-- start Data provided --

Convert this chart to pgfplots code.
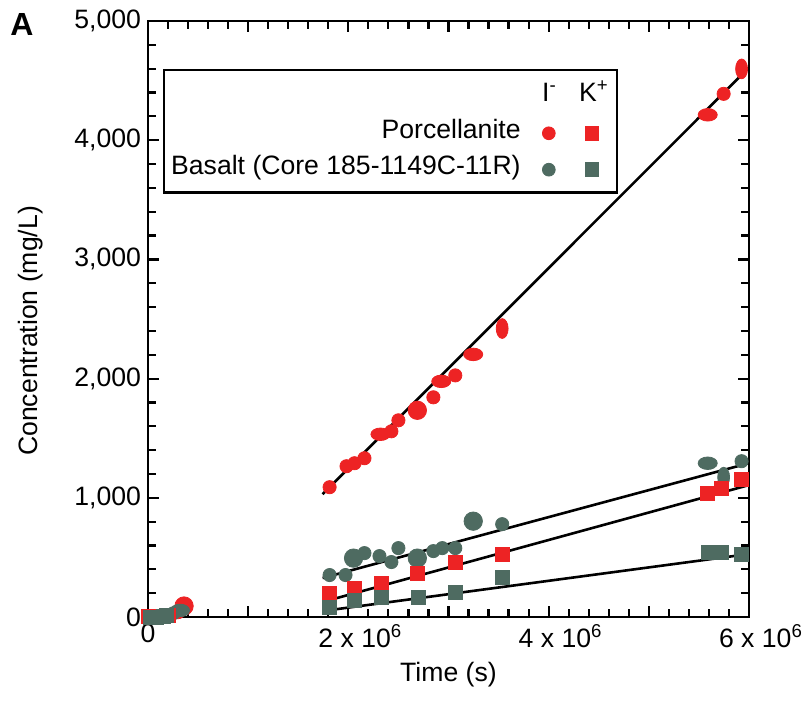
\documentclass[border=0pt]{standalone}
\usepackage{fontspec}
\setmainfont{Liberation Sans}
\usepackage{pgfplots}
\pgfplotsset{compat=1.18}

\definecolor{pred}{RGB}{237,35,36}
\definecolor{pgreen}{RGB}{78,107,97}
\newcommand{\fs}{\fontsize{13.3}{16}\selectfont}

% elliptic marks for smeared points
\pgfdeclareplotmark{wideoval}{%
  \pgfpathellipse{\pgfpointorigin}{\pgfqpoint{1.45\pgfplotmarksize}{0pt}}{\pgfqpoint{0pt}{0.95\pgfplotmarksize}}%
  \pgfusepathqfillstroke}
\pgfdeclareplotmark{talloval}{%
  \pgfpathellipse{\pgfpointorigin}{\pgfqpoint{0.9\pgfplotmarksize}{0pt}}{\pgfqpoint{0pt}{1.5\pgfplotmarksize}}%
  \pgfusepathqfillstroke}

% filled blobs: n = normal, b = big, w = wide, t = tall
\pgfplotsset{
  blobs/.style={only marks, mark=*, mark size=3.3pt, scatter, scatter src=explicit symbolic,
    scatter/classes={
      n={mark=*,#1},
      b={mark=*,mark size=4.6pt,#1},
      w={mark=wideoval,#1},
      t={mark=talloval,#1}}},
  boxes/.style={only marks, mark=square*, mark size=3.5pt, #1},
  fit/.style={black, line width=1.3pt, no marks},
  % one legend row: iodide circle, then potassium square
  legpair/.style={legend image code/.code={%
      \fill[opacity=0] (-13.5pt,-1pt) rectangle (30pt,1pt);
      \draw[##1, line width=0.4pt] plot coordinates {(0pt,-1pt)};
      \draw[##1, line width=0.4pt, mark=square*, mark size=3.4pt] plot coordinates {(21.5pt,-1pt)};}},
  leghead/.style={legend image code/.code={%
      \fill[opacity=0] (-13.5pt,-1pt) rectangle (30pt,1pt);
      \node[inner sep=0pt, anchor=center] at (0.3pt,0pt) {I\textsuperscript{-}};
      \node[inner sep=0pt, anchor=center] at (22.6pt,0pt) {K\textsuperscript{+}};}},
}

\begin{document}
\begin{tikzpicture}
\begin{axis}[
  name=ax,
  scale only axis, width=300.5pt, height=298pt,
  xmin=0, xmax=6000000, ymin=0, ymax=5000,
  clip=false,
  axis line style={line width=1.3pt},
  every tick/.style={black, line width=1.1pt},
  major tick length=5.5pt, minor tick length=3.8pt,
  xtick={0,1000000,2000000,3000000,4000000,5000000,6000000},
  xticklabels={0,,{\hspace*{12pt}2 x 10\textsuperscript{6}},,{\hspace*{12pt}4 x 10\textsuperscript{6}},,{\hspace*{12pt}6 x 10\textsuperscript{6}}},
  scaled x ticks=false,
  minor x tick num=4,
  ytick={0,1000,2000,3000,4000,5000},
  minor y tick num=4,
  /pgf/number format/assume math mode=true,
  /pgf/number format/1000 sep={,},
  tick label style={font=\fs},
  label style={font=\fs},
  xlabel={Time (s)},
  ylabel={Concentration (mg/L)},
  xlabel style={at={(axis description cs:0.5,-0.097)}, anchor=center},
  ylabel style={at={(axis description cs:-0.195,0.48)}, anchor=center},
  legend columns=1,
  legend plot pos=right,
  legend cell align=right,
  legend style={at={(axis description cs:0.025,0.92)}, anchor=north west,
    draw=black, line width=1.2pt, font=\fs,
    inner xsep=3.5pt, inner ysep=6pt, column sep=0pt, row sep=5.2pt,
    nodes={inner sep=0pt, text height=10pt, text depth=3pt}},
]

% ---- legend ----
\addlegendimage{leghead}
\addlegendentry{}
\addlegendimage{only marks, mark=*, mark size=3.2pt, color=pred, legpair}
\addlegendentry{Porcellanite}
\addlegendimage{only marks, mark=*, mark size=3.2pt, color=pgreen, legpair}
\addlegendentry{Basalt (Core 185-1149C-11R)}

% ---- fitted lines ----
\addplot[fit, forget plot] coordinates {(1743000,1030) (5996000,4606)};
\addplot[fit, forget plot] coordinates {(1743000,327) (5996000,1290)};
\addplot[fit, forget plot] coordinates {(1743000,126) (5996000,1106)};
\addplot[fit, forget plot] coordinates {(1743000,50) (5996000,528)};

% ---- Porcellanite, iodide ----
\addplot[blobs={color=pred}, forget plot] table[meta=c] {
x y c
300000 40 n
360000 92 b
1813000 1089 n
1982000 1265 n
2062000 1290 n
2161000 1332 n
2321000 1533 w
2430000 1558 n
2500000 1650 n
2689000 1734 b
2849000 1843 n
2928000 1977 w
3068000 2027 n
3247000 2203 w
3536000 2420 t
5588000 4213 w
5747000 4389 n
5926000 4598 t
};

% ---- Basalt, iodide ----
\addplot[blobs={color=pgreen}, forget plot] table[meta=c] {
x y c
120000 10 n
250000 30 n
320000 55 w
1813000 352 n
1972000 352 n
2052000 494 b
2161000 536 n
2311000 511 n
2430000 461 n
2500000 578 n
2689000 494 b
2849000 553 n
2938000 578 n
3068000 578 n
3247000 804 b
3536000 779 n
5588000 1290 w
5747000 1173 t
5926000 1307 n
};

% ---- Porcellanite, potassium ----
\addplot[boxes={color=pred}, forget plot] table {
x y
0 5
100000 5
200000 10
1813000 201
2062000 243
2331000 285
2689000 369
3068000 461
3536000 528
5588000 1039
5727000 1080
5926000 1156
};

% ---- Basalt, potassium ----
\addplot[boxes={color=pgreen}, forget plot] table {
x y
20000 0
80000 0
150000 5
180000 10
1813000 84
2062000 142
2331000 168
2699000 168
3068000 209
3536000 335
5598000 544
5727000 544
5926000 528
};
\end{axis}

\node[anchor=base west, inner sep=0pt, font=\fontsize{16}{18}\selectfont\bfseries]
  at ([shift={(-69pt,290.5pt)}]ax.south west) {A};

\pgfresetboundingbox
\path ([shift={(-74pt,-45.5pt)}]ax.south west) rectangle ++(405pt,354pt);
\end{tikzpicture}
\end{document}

-- end Data provided --

Aim - Copy out all lines where the word "code" appears.

Correct result -
Convert this chart to pgfplots code.
  legpair/.style={legend image code/.code={%
  leghead/.style={legend image code/.code={%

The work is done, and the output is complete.